**Problem requirements**
Repeat every record exactly, but keep images out of the copy.

**Input data**
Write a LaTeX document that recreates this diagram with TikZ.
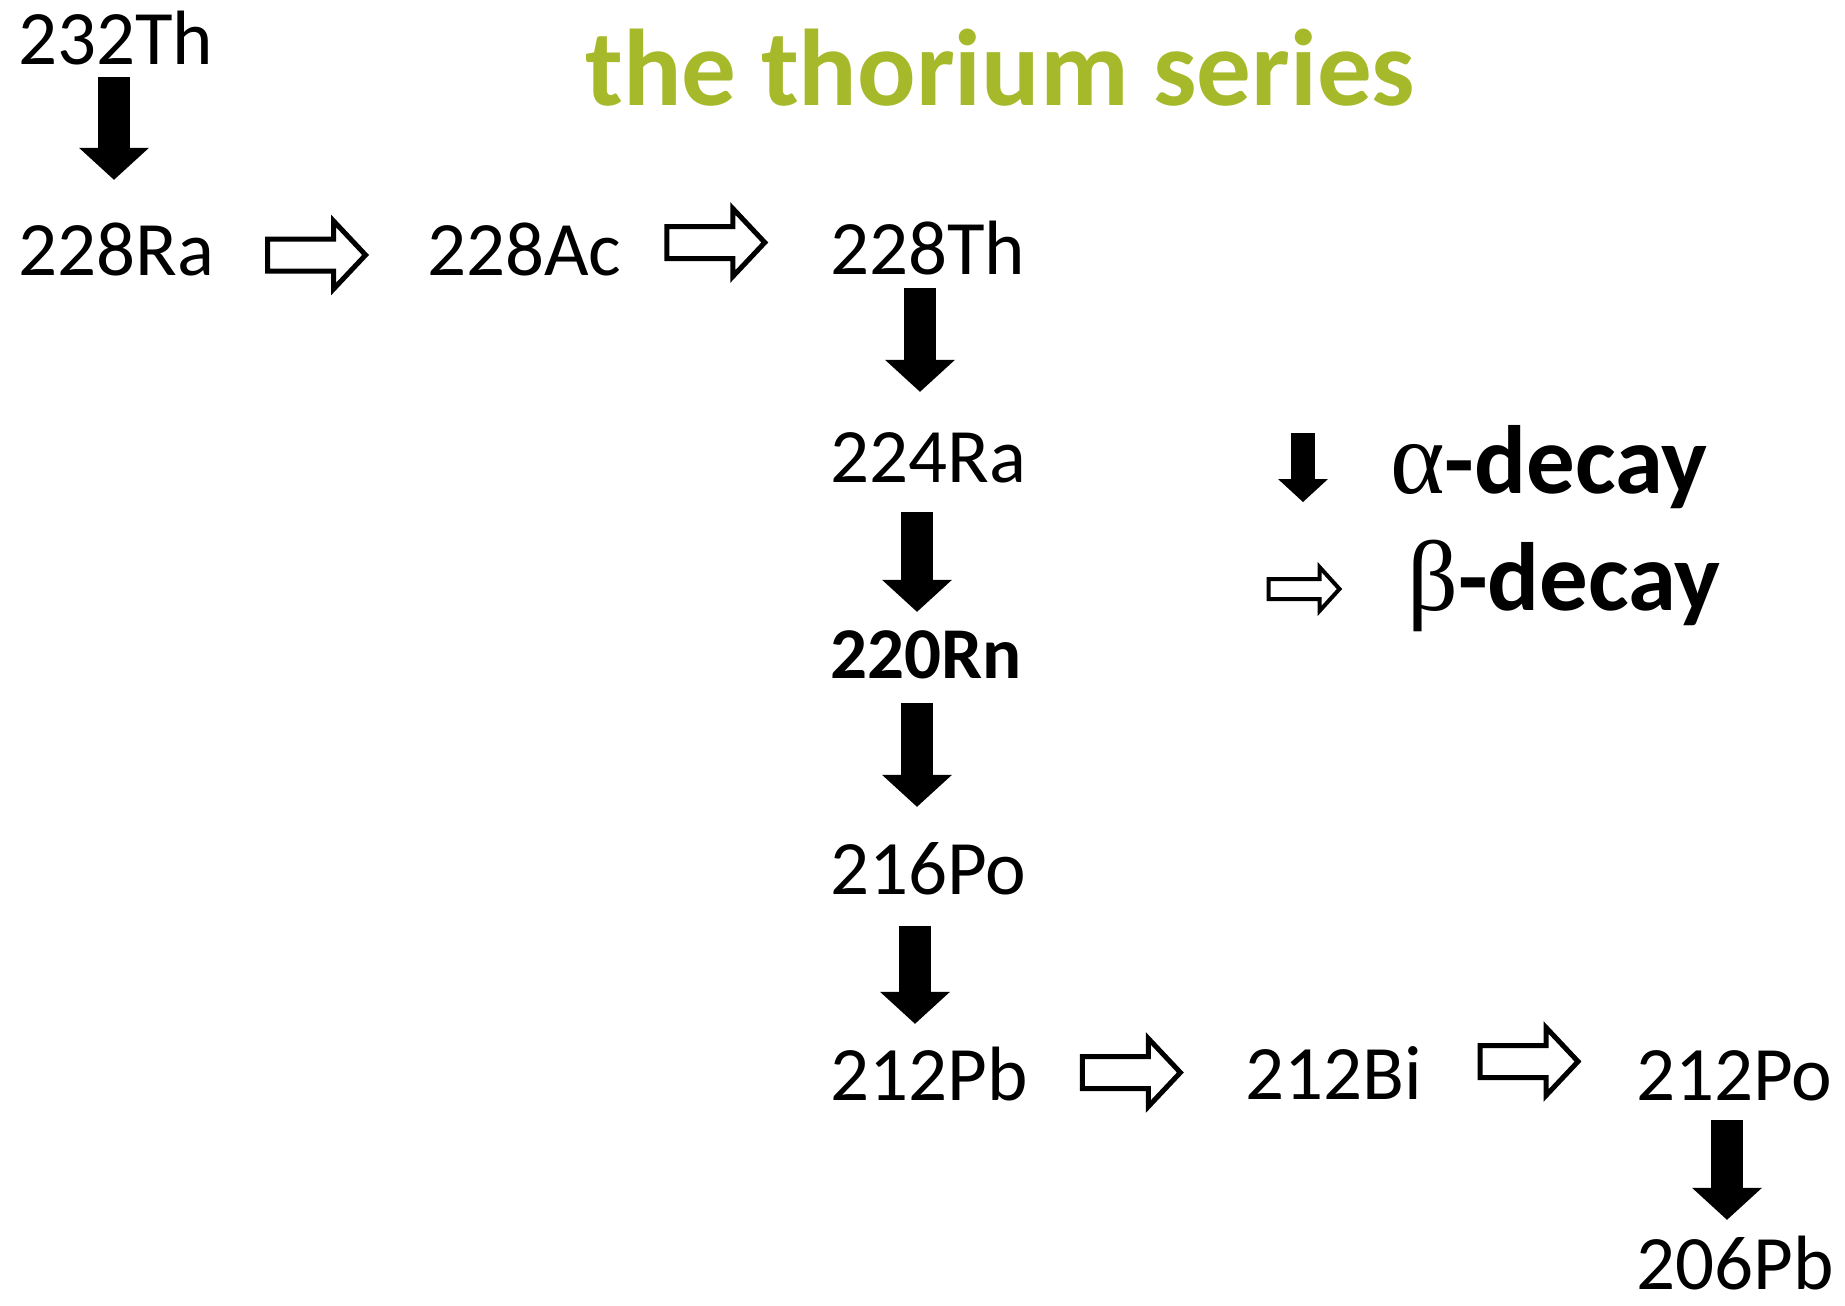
\documentclass[tikz,border=0pt]{standalone}
\usepackage{fontspec}
\setmainfont{Carlito}
\newfontfamily\greekfont{Liberation Serif}
\usetikzlibrary{arrows.meta,calc}
\definecolor{titlegreen}{RGB}{166,185,42}
\begin{document}
\begin{tikzpicture}[x=1pt,y=-1pt,
  nuc/.style={anchor=base west, inner sep=0pt, text height=50pt, text depth=0pt, font=\fontsize{77}{80}\selectfont},
  boldnuc/.style={nuc, font=\fontsize{73}{76}\selectfont\bfseries},
  alphaarrow/.style={line width=32pt, -{Triangle[length=32pt,width=70pt,line width=0pt]}},
  legendtext/.style={anchor=base west, inner sep=0pt, font=\fontsize{97}{99}\selectfont\bfseries},
  betaarrow/.pic={\draw[line width=5pt, line join=miter]
     (-49,-16) -- (17,-16) -- (17,-34) -- (49,0) -- (17,34) -- (17,16) -- (-49,16) -- cycle;},
  betalegend/.pic={\draw[line width=4pt, line join=miter]
     (-35.5,-10) -- (15.5,-10) -- (15.5,-22) -- (35.5,0) -- (15.5,22) -- (15.5,10) -- (-35.5,10) -- cycle;}
]
\useasboundingbox (0,0) rectangle (1845,1306);

% title
\node[anchor=base west, inner sep=0pt, text=titlegreen, font=\fontsize{109}{112}\selectfont\bfseries] (title) at (585,106) {the thorium series};

% nuclides
\node[nuc] (th232) at (18,65) {232Th};
\node[nuc] (ra228) at (18,275) {228Ra};
\node[nuc] (ac228) at (427,275) {228Ac};
\node[nuc] (th228) at (830,274) {228Th};
\node[nuc] (ra224) at (830,482) {224Ra};
\node[boldnuc] (rn220) at (830,678) {220Rn};
\node[nuc] (po216) at (830,894) {216Po};
\node[nuc] (pb212) at (830,1100) {212Pb};
\node[nuc] (bi212) at (1245,1099) {212Bi};
\node[nuc] (po212) at (1636,1100) {212Po};
\node[nuc] (pb206) at (1636,1289) {206Pb};

% alpha decays
\draw[alphaarrow, shorten <=12pt, shorten >=45pt] ([xshift=96pt]th232.south west) -- ([xshift=96pt]ra228.north west);
\draw[alphaarrow, shorten <=14pt, shorten >=40pt] ([xshift=90pt]th228.south west) -- ([xshift=90pt]ra224.north west);
\draw[alphaarrow, shorten <=30pt, shorten >=16pt] ([xshift=87pt]ra224.south west) -- ([xshift=87pt]rn220.north west);
\draw[alphaarrow, shorten <=25pt, shorten >=37pt] ([xshift=87pt]rn220.south west) -- ([xshift=87pt]po216.north west);
\draw[alphaarrow, shorten <=32pt, shorten >=26pt] ([xshift=85pt]po216.south west) -- ([xshift=85pt]pb212.north west);
\draw[alphaarrow, shorten <=20pt, shorten >=19pt] ([xshift=91pt]po212.south west) -- ([xshift=91pt]pb206.north west);

% beta decays
\coordinate (m1) at ($(ra228.east)!0.5!(ac228.west)$);
\coordinate (m2) at ($(ac228.east)!0.5!(th228.west)$);
\coordinate (m3) at ($(pb212.east)!0.5!(bi212.west)$);
\coordinate (m4) at ($(bi212.east)!0.5!(po212.west)$);
\pic at ($(m1)+(-4,5)$) {betaarrow};
\pic at ($(m2)+(-10,-7)$) {betaarrow};
\pic at ($(m3)+(-5,-2)$) {betaarrow};
\pic at ($(m4)+(0,-13)$) {betaarrow};

% legend
\coordinate (la1) at (1303,433);
\coordinate (la2) at (1303,502);
\draw[line width=24pt, -{Triangle[length=23pt,width=50pt,line width=0pt]}] (la1) -- (la2);
\node[legendtext] (alab) at (1390,493) {{\greekfont\mdseries\fontsize{104}{106}\selectfont α}-decay};
\coordinate (lb) at (1304,589);
\pic at (lb) {betalegend};
\node[legendtext] (blab) at (1407,610) {{\greekfont\mdseries\fontsize{100}{102}\selectfont β}-decay};
\end{tikzpicture}
\end{document}
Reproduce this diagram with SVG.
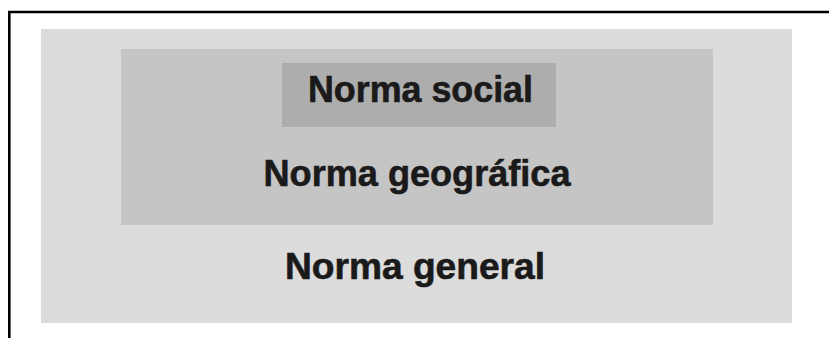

**Exercise output**
Write a LaTeX document that recreates this diagram with TikZ.
\documentclass[tikz,border=0pt]{standalone}
\usepackage{fontspec}
\setmainfont{Carlito}
\newfontfamily\greekfont{Liberation Serif}
\usetikzlibrary{arrows.meta,calc}
\definecolor{titlegreen}{RGB}{166,185,42}
\begin{document}
\begin{tikzpicture}[x=1pt,y=-1pt,
  nuc/.style={anchor=base west, inner sep=0pt, text height=50pt, text depth=0pt, font=\fontsize{77}{80}\selectfont},
  boldnuc/.style={nuc, font=\fontsize{73}{76}\selectfont\bfseries},
  alphaarrow/.style={line width=32pt, -{Triangle[length=32pt,width=70pt,line width=0pt]}},
  legendtext/.style={anchor=base west, inner sep=0pt, font=\fontsize{97}{99}\selectfont\bfseries},
  betaarrow/.pic={\draw[line width=5pt, line join=miter]
     (-49,-16) -- (17,-16) -- (17,-34) -- (49,0) -- (17,34) -- (17,16) -- (-49,16) -- cycle;},
  betalegend/.pic={\draw[line width=4pt, line join=miter]
     (-35.5,-10) -- (15.5,-10) -- (15.5,-22) -- (35.5,0) -- (15.5,22) -- (15.5,10) -- (-35.5,10) -- cycle;}
]
\useasboundingbox (0,0) rectangle (1845,1306);

% title
\node[anchor=base west, inner sep=0pt, text=titlegreen, font=\fontsize{109}{112}\selectfont\bfseries] (title) at (585,106) {the thorium series};

% nuclides
\node[nuc] (th232) at (18,65) {232Th};
\node[nuc] (ra228) at (18,275) {228Ra};
\node[nuc] (ac228) at (427,275) {228Ac};
\node[nuc] (th228) at (830,274) {228Th};
\node[nuc] (ra224) at (830,482) {224Ra};
\node[boldnuc] (rn220) at (830,678) {220Rn};
\node[nuc] (po216) at (830,894) {216Po};
\node[nuc] (pb212) at (830,1100) {212Pb};
\node[nuc] (bi212) at (1245,1099) {212Bi};
\node[nuc] (po212) at (1636,1100) {212Po};
\node[nuc] (pb206) at (1636,1289) {206Pb};

% alpha decays
\draw[alphaarrow, shorten <=12pt, shorten >=45pt] ([xshift=96pt]th232.south west) -- ([xshift=96pt]ra228.north west);
\draw[alphaarrow, shorten <=14pt, shorten >=40pt] ([xshift=90pt]th228.south west) -- ([xshift=90pt]ra224.north west);
\draw[alphaarrow, shorten <=30pt, shorten >=16pt] ([xshift=87pt]ra224.south west) -- ([xshift=87pt]rn220.north west);
\draw[alphaarrow, shorten <=25pt, shorten >=37pt] ([xshift=87pt]rn220.south west) -- ([xshift=87pt]po216.north west);
\draw[alphaarrow, shorten <=32pt, shorten >=26pt] ([xshift=85pt]po216.south west) -- ([xshift=85pt]pb212.north west);
\draw[alphaarrow, shorten <=20pt, shorten >=19pt] ([xshift=91pt]po212.south west) -- ([xshift=91pt]pb206.north west);

% beta decays
\coordinate (m1) at ($(ra228.east)!0.5!(ac228.west)$);
\coordinate (m2) at ($(ac228.east)!0.5!(th228.west)$);
\coordinate (m3) at ($(pb212.east)!0.5!(bi212.west)$);
\coordinate (m4) at ($(bi212.east)!0.5!(po212.west)$);
\pic at ($(m1)+(-4,5)$) {betaarrow};
\pic at ($(m2)+(-10,-7)$) {betaarrow};
\pic at ($(m3)+(-5,-2)$) {betaarrow};
\pic at ($(m4)+(0,-13)$) {betaarrow};

% legend
\coordinate (la1) at (1303,433);
\coordinate (la2) at (1303,502);
\draw[line width=24pt, -{Triangle[length=23pt,width=50pt,line width=0pt]}] (la1) -- (la2);
\node[legendtext] (alab) at (1390,493) {{\greekfont\mdseries\fontsize{104}{106}\selectfont α}-decay};
\coordinate (lb) at (1304,589);
\pic at (lb) {betalegend};
\node[legendtext] (blab) at (1407,610) {{\greekfont\mdseries\fontsize{100}{102}\selectfont β}-decay};
\end{tikzpicture}
\end{document}
Reproduce this diagram with SVG.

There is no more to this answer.